The Romans examined chicken entrails. Private investors look at lists of directors' share dealings for portents - if only you read them right.

So what do we make of newly-knighted Sir Stuart Rose's £1 million splurge on Marks & Spencer shares yesterday, supported by three other M&S directors pitching in with the best part of another £300,000?

Either they borrowed the money, or this was personal, tax-paid cash, not an investment anybody makes to say "boo" to the stock market on a bad day.

It was ever going to shift the market. If you run a small AIM-listed company and the shares start sinking, you can probably stop the rot by buying up all the shares on offer for the price of a suburban house. David Montgomery, one-time editor of the Daily Mirror, did just that on Tuesday. He spent £400,000 buying shares in his media outfit Mecom after their price had almost halved on the day. They didn't bounce all the way back, but they did stop falling, then perked up a couple of pence yesterday.

A company the size of M&S is something else, though.

There are three explanations for Sir Stuart's £1 million plunge.

Possibly he had a rush of blood to the head - he very well might at the spectacle of M&S shares crashing by 19 per cent (£1.6 billion if everybody turned their paper loss into a cash loss).

After all, the Christmas sales he reported were up, not down if you count M&S's growing international operations.

Or else Sir Stuart may have felt he should be seen doing something as the shares sank, however briefly, below the 400p famously offered by Sir Philip Green and rejected by himself, until yesterday triumphantly.

That would be an admirable motive, but not in itself a reason to emulate him this morning.

The conclusion he would doubtless like us to draw, is that he saw the stock market's over-reaction as an irresistible investment opportunity, a chance to make a great deal of money, while proving himself right.

That may well be so. It would be in character. Unhappily it is not necessarily a cue to pile into the shares after him.

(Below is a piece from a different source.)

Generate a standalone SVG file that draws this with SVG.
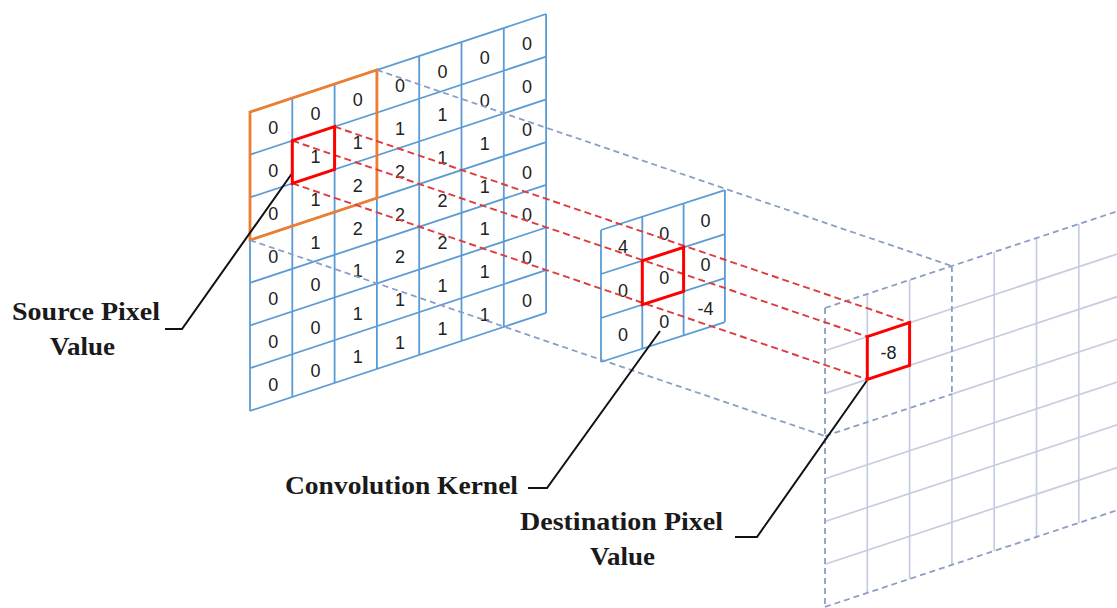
<svg xmlns="http://www.w3.org/2000/svg" width="1117" height="608" viewBox="0 0 1117 608">
<style>
.bg{fill:#ffffff}
.grid{stroke:#5B9BD5;stroke-width:1.8;fill:none}
.dgrid{stroke:#C6CCE2;stroke-width:1.7;fill:none}
.ddash{stroke:#8A9FC4;stroke-width:1.8;fill:none;stroke-dasharray:6 4}
.persp{stroke:#8A9FC4;stroke-width:1.8;fill:none;stroke-dasharray:6 4}
.rdash{stroke:#DC3C3C;stroke-width:1.9;fill:none;stroke-dasharray:7 4}
.orange{stroke:#ED7D31;stroke-width:2.8;fill:none}
.red{stroke:#FF0000;stroke-width:3;fill:none}
.lead{stroke:#111111;stroke-width:2;fill:none}
.num{font-family:"Liberation Sans",Arial,sans-serif;font-size:18px;fill:#222222;text-anchor:middle}
.lbl{font-family:"Liberation Serif","Times New Roman",serif;font-size:25px;font-weight:bold;fill:#1a1a1a}
</style>
<rect class="bg" x="0" y="0" width="1117" height="608"/>

<g id="source">
<path class="grid" d="M250,112V410.9 M292.3,98V396.9 M334.6,84V382.9 M376.9,70V368.9 M419.2,56V354.9 M461.5,42V340.9 M503.8,28V326.9 M546.1,14V312.9
M250,112L546.1,14 M250,154.7L546.1,56.7 M250,197.4L546.1,99.4 M250,240.1L546.1,142.1 M250,282.8L546.1,184.8 M250,325.5L546.1,227.5 M250,368.2L546.1,270.2 M250,410.9L546.1,312.9"/>
<polygon class="orange" points="250,112 376.9,70 376.9,198.1 250,240.1"/>
<g class="num">
<text x="273.2" y="134.4">0</text><text x="273.2" y="177.1">0</text><text x="273.2" y="219.8">0</text><text x="273.2" y="262.5">0</text><text x="273.2" y="305.2">0</text><text x="273.2" y="347.9">0</text><text x="273.2" y="390.6">0</text>
<text x="315.5" y="120.4">0</text><text x="315.5" y="163.1">1</text><text x="315.5" y="205.8">1</text><text x="315.5" y="248.5">1</text><text x="315.5" y="291.2">0</text><text x="315.5" y="333.9">0</text><text x="315.5" y="376.6">0</text>
<text x="357.8" y="106.4">0</text><text x="357.8" y="149.1">1</text><text x="357.8" y="191.8">2</text><text x="357.8" y="234.5">2</text><text x="357.8" y="277.2">1</text><text x="357.8" y="319.9">1</text><text x="357.8" y="362.6">1</text>
<text x="400.1" y="92.4">0</text><text x="400.1" y="135.1">1</text><text x="400.1" y="177.8">2</text><text x="400.1" y="220.5">2</text><text x="400.1" y="263.2">2</text><text x="400.1" y="305.9">1</text><text x="400.1" y="348.6">1</text>
<text x="442.4" y="78.4">0</text><text x="442.4" y="121.1">1</text><text x="442.4" y="163.8">1</text><text x="442.4" y="206.5">2</text><text x="442.4" y="249.2">2</text><text x="442.4" y="291.9">1</text><text x="442.4" y="334.6">1</text>
<text x="484.7" y="64.4">0</text><text x="484.7" y="107.1">0</text><text x="484.7" y="149.8">1</text><text x="484.7" y="192.5">1</text><text x="484.7" y="235.2">1</text><text x="484.7" y="277.9">1</text><text x="484.7" y="320.6">1</text>
<text x="527" y="50.4">0</text><text x="527" y="93.1">0</text><text x="527" y="135.8">0</text><text x="527" y="178.5">0</text><text x="527" y="221.2">0</text><text x="527" y="263.9">0</text><text x="527" y="306.6">0</text>
</g>
</g>

<g id="destination">
<path class="dgrid" d="M867.3,294V592.9 M909.6,280V578.9 M951.9,394.1V564.9 M994.2,252V550.9 M1036.5,238V536.9 M1078.8,224V522.9
M825,350.7L1121.1,252.7 M825,393.4L1121.1,295.4 M951.9,394.1L1121.1,338.1 M825,478.8L1121.1,380.8 M825,521.5L1121.1,423.5 M825,564.2L1121.1,466.2"/>
<path class="ddash" d="M825,308V606.9 M825,308L1121.1,210 M825,606.9L1121.1,508.9 M951.9,266V394.1 M825,436.1L951.9,394.1"/>
</g>

<g id="kernel">
<path class="grid" d="M601,230V362 M642.3,216.7V348.7 M683.6,203.4V335.4 M724.9,190.1V322.1
M601,230L724.9,190.1 M601,274L724.9,234.1 M601,318L724.9,278.1 M601,362L724.9,322.1"/>
<g class="num">
<text x="623" y="253.4">4</text><text x="623" y="297.4">0</text><text x="623" y="341.4">0</text>
<text x="664.3" y="240.1">0</text><text x="664.3" y="284.1">0</text><text x="664.3" y="328.1">0</text>
<text x="705.6" y="226.8">0</text><text x="705.6" y="270.8">0</text><text x="705.6" y="314.8">-4</text>
</g>
</g>

<g id="connectors">
<path class="persp" d="M376.9,70L951.9,266 M250,240.1L825,436.1"/>
<path class="rdash" d="M334.6,126.7L909.6,322.7 M292.3,140.7L867.3,336.7 M292.3,183.4L867.3,379.4"/>
<path class="lead" d="M292.3,173L182,329H165 M660,331L547,488H528 M867.3,380L757,537H735"/>
</g>

<g id="highlights">
<polygon class="red" points="292.3,140.7 334.6,126.7 334.6,169.4 292.3,183.4"/>
<polygon class="red" points="642.3,260.7 683.6,247.4 683.6,291.4 642.3,304.7"/>
<polygon class="red" points="867.3,336.7 909.6,322.7 909.6,365.4 867.3,379.4"/>
<text class="num" x="888.5" y="359">-8</text>
</g>

<g id="label-source">
<text class="lbl" x="12" y="320" textLength="148" lengthAdjust="spacingAndGlyphs">Source Pixel</text>
<text class="lbl" x="50" y="355" textLength="65" lengthAdjust="spacingAndGlyphs">Value</text>
</g>
<g id="label-kernel">
<text class="lbl" x="285" y="494" textLength="233" lengthAdjust="spacingAndGlyphs">Convolution Kernel</text>
</g>
<g id="label-destination">
<text class="lbl" x="520" y="530" textLength="203" lengthAdjust="spacingAndGlyphs">Destination Pixel</text>
<text class="lbl" x="590" y="565" textLength="65" lengthAdjust="spacingAndGlyphs">Value</text>
</g>
</svg>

In particular, it would be wrong to imagine that Sir Stuart and his colleagues know something that nobody else knows. They had just put out a trading statement that was supposed to reveal everything relevant.

It would be absurd to suppose that they had kept some titbit of good news up their sleeve - not to say actionable to suggest it in print. It was a bleak document and you may be sure if there was anything cheery to say they would have said it.

None of that means that you should hold back if you are minded anyway to buy M&S for a recovery. This could be your chance. If there is no recovery, or it falters, Sir Philip might have another go.

That would be in character, too. Don't buy M&S, or any other share, just because you see the directors buying. Directors notoriously take a rosy view of the companies they run and cannot understand if the stock market fails to share it.

Just watch out when they start selling.